In a speech looking back over his 12 years of close involvement with the Convention, which had begun with his term as Chairman of the World Heritage Committee from 1998-1999, Mr Matsuura stated that, “the Convention and its Lists [are] extremely valuable tools in UNESCO’s work to safeguard the world’s precious cultural and biodiversity. Today, with 890 properties in 148 States Parties on the prestigious World Heritage List, the Convention is universally renowned as the pre-eminent international tool for protecting tangible cultural and natural heritage.”
Noting that, “Over the past decade, a more rigorous approach to monitoring the State of Conservation of World Heritage properties, an enlarged circle of non governmental partners, more strategic use of the limited resources of the World Heritage Fund, and the growing network of Category 2 Centres, have contributed to our collective efforts to identify and protect World Heritage...”, the Director-General observed that “there is, inevitably, more to be done.”

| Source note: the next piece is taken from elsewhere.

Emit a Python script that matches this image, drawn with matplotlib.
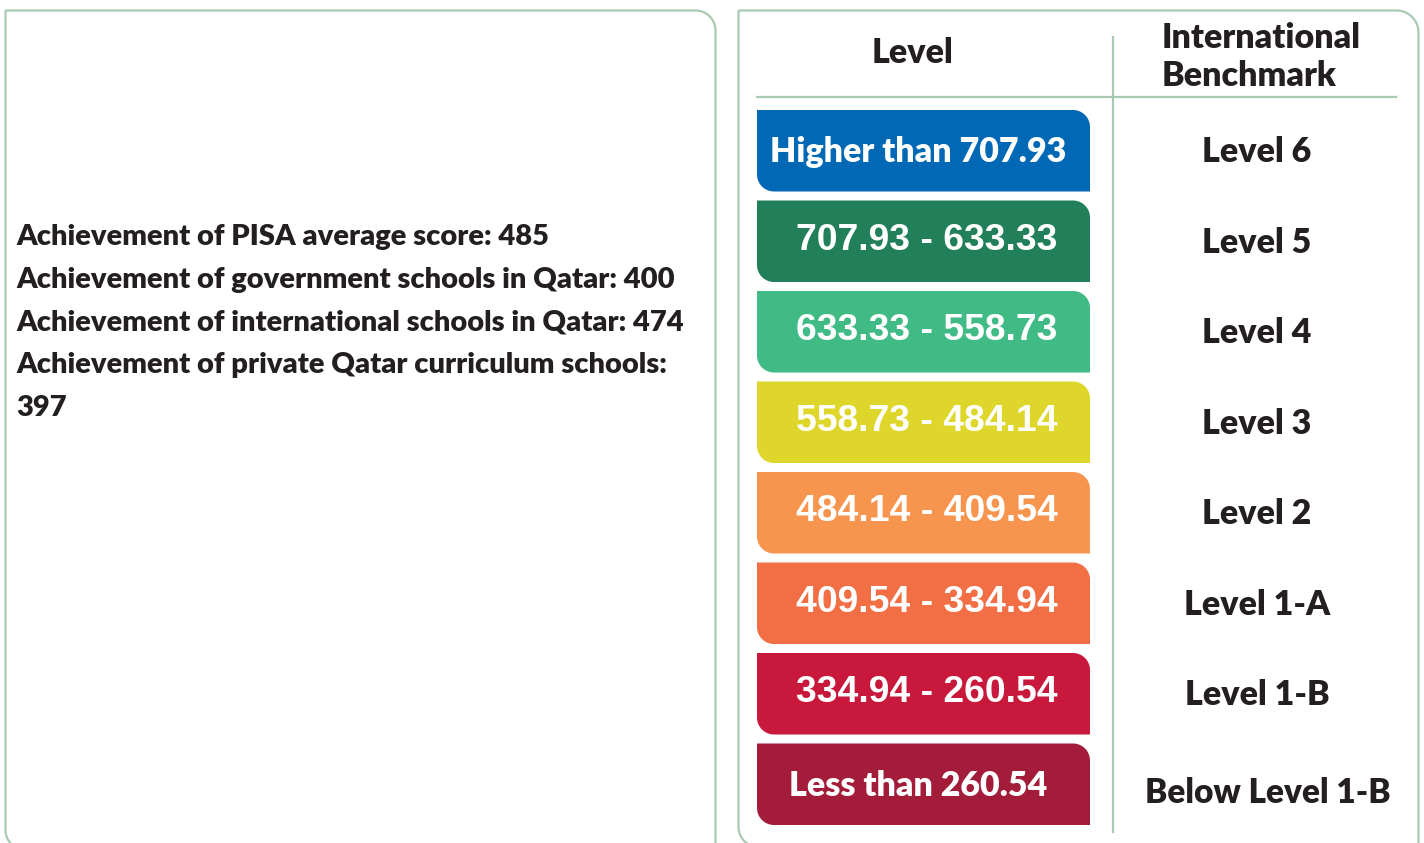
import matplotlib
matplotlib.use("Agg")
import matplotlib.pyplot as plt
import numpy as np
from matplotlib.path import Path
from matplotlib.patches import PathPatch

# ---- data ----
summary_lines = [
    "Achievement of PISA average score: 485",
    "Achievement of government schools in Qatar: 400",
    "Achievement of international schools in Qatar: 474",
    "Achievement of private Qatar curriculum schools:",
    "397",
]
level_ranges = [
    "Higher than 707.93",
    "707.93 - 633.33",
    "633.33 - 558.73",
    "558.73 - 484.14",
    "484.14 - 409.54",
    "409.54 - 334.94",
    "334.94 - 260.54",
    "Less than 260.54",
]
benchmarks = [
    "Level 6", "Level 5", "Level 4", "Level 3",
    "Level 2", "Level 1-A", "Level 1-B", "Below Level 1-B",
]
level_colors = ["#0068b4", "#21805a", "#41bb85", "#dfd62c",
                "#f7954f", "#f26e45", "#c8193c", "#a31d3a"]
header_level = "Level"
header_bench = "International\nBenchmark"

W, H = 1424, 843
fig = plt.figure(figsize=(W / 100, H / 100), dpi=100)
ax = fig.add_axes([0, 0, 1, 1])
ax.set_xlim(0, W)
ax.set_ylim(H, 0)
ax.axis("off")

LINE = "#a9cab2"
TXT = "#231f20"
FW = "heavy"


def rounded_rect(x0, y0, x1, y1, tl=0, tr=0, br=0, bl=0, n=20):
    pts = []

    def arc(cx, cy, r, a0, a1):
        if r == 0:
            return [(cx, cy)]
        t = np.linspace(np.radians(a0), np.radians(a1), n)
        return list(zip(cx + r * np.cos(t), cy + r * np.sin(t)))
    pts += arc(x0 + tl, y0 + tl, tl, 180, 270)
    pts += arc(x1 - tr, y0 + tr, tr, 270, 360)
    pts += arc(x1 - br, y1 - br, br, 0, 90)
    pts += arc(x0 + bl, y1 - bl, bl, 90, 180)
    pts.append(pts[0])
    return Path(pts)


# ---- panels ----
ax.add_patch(PathPatch(rounded_rect(5.5, 10.5, 715.5, 850, tr=20, bl=20),
                       facecolor="none", edgecolor=LINE, lw=1.6))
ax.add_patch(PathPatch(rounded_rect(738.5, 10.5, 1418.5, 847, tr=22, bl=20),
                       facecolor="none", edgecolor=LINE, lw=1.6))

# ---- left summary text ----
for i, s in enumerate(summary_lines):
    ax.text(16, 237.5 + i * 42.5, s, ha="left", va="center",
            fontsize=21, fontweight=FW, family="Lato", color=TXT)

# ---- table grid ----
ax.plot([757, 1396], [97, 97], color=LINE, lw=1.6)
ax.plot([1113, 1113], [37, 832], color=LINE, lw=1.6)

ax.text(912, 53, header_level, ha="center", va="center",
        fontsize=24.5, fontweight=FW, family="Lato", color=TXT)
ax.text(1162, 57, header_bench, ha="left", va="center",
        fontsize=24.5, fontweight=FW, family="Lato", color=TXT,
        linespacing=1.22)

# ---- level boxes ----
top0, step, bh = 110, 90.5, 81.5
bx0, bx1 = 757, 1090
n = len(benchmarks)
for i, (rng, bench, col) in enumerate(zip(level_ranges, benchmarks, level_colors)):
    y0 = top0 + i * step
    ax.add_patch(PathPatch(rounded_rect(bx0, y0, bx1, y0 + bh, tr=17, bl=17),
                           facecolor=col, edgecolor="none"))
    cy = y0 + bh / 2
    if rng[0].isdigit():
        ax.text(927, cy - 1, rng, ha="center", va="center",
                fontsize=26.8, fontweight="bold", family="Liberation Sans",
                color="white")
    else:
        ax.text(918, cy + 1.5, rng, ha="center", va="center",
                fontsize=24.5, fontweight=FW, family="Lato", color="white")
    last = (i == n - 1)
    bx = 1268 if last else 1257
    by = cy + (9 if last else 1.5)
    ax.text(bx, by, bench, ha="center", va="center",
            fontsize=24 if last else 24.5, fontweight=FW, family="Lato",
            color=TXT)

fig.savefig("out.png", dpi=100, facecolor="white")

The approach of the fortieth anniversary of the Convention in 2012 gave heightened significance to perennial question about the representativeness, balance and credibility of the World Heritage List. Observing that while the notion of “outstanding universal value” (OUV) underpinning inscription “may mean that the List can never be fully representative of the astounding variety of cultural and natural heritage on our planet”, Mr Matsuura encouraged the international community to do its utmost to achieve this. In this regard, the inclusion of more cultural landscapes, prehistoric sites, modern heritage and industrial properties in recent years was a welcome contribution to those efforts. Equally, the decision of the World Heritage Committee at its 33rd session in Seville to remove the Dresden Elbe Valley from the World Heritage List should be understood as a decisive reaffirmation of the credibility of the List. In taking its decision, the World Heritage Committee had underscored that inscription on the List entailed an on-going commitment of the part of countries to uphold the OUV of the property.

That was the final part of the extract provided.